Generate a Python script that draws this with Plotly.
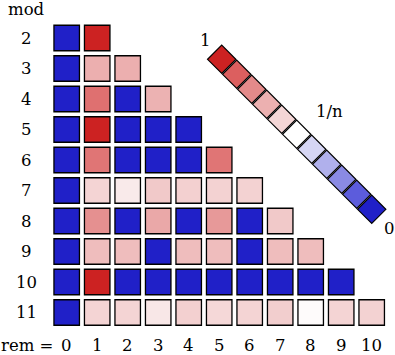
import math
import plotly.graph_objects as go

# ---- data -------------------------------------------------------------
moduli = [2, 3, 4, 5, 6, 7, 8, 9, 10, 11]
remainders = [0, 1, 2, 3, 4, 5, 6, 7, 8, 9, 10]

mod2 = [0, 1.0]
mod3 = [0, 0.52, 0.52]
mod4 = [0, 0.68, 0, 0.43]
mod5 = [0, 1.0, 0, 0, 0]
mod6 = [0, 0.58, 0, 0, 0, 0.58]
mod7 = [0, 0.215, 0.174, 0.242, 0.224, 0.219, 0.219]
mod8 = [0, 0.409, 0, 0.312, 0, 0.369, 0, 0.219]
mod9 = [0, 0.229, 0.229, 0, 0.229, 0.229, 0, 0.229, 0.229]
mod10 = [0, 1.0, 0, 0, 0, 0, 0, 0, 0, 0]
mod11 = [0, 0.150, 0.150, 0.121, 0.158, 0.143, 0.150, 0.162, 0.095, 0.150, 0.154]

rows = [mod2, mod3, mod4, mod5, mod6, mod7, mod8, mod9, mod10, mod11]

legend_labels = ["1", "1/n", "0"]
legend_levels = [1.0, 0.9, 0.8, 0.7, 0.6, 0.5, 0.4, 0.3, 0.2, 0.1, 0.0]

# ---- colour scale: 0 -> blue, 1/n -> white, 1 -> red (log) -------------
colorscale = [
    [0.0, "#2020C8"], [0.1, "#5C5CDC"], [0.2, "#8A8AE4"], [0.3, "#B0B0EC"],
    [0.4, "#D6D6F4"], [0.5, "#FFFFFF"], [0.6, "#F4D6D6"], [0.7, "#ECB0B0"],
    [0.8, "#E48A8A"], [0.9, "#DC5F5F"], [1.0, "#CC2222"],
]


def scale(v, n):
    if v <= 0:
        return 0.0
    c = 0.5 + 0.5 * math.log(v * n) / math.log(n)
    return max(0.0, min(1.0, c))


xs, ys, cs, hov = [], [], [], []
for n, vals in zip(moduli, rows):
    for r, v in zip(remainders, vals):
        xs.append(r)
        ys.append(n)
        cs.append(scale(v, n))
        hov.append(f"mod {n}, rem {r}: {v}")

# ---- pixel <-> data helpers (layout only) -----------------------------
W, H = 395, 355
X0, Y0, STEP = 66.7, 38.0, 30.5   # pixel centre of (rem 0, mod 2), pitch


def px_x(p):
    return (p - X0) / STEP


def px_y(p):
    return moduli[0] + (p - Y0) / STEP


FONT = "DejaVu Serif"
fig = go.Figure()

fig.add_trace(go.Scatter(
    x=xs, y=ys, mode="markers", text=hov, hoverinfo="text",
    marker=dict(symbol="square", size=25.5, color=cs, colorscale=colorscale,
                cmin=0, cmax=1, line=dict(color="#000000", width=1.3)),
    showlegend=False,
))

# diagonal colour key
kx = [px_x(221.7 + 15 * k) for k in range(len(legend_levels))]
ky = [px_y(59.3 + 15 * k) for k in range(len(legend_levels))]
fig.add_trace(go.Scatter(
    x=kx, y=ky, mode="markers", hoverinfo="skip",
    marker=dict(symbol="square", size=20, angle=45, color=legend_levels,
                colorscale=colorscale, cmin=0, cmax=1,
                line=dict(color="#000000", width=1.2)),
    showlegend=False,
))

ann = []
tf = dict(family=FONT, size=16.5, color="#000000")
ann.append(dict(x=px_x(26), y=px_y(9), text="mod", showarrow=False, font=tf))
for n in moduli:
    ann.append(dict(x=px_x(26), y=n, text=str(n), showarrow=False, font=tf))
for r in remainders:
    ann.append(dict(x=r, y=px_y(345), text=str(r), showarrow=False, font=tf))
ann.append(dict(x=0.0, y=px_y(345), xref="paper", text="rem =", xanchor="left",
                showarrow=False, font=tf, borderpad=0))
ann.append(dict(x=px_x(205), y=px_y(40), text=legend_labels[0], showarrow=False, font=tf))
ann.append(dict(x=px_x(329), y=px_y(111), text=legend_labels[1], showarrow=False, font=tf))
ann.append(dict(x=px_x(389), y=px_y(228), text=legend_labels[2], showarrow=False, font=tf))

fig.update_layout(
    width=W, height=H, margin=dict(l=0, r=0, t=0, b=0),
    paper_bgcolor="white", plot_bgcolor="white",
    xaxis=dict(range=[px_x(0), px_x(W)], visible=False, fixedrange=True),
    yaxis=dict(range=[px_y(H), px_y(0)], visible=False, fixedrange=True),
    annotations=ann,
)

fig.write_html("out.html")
__________________________________________________
Skip the pictures, please, and transcribe only the lines from the beginning of the material through the one that contains "7, 8, 9, 10]".

Generate a Python script that draws this with Plotly.
import math
import plotly.graph_objects as go

# ---- data -------------------------------------------------------------
moduli = [2, 3, 4, 5, 6, 7, 8, 9, 10, 11]
remainders = [0, 1, 2, 3, 4, 5, 6, 7, 8, 9, 10]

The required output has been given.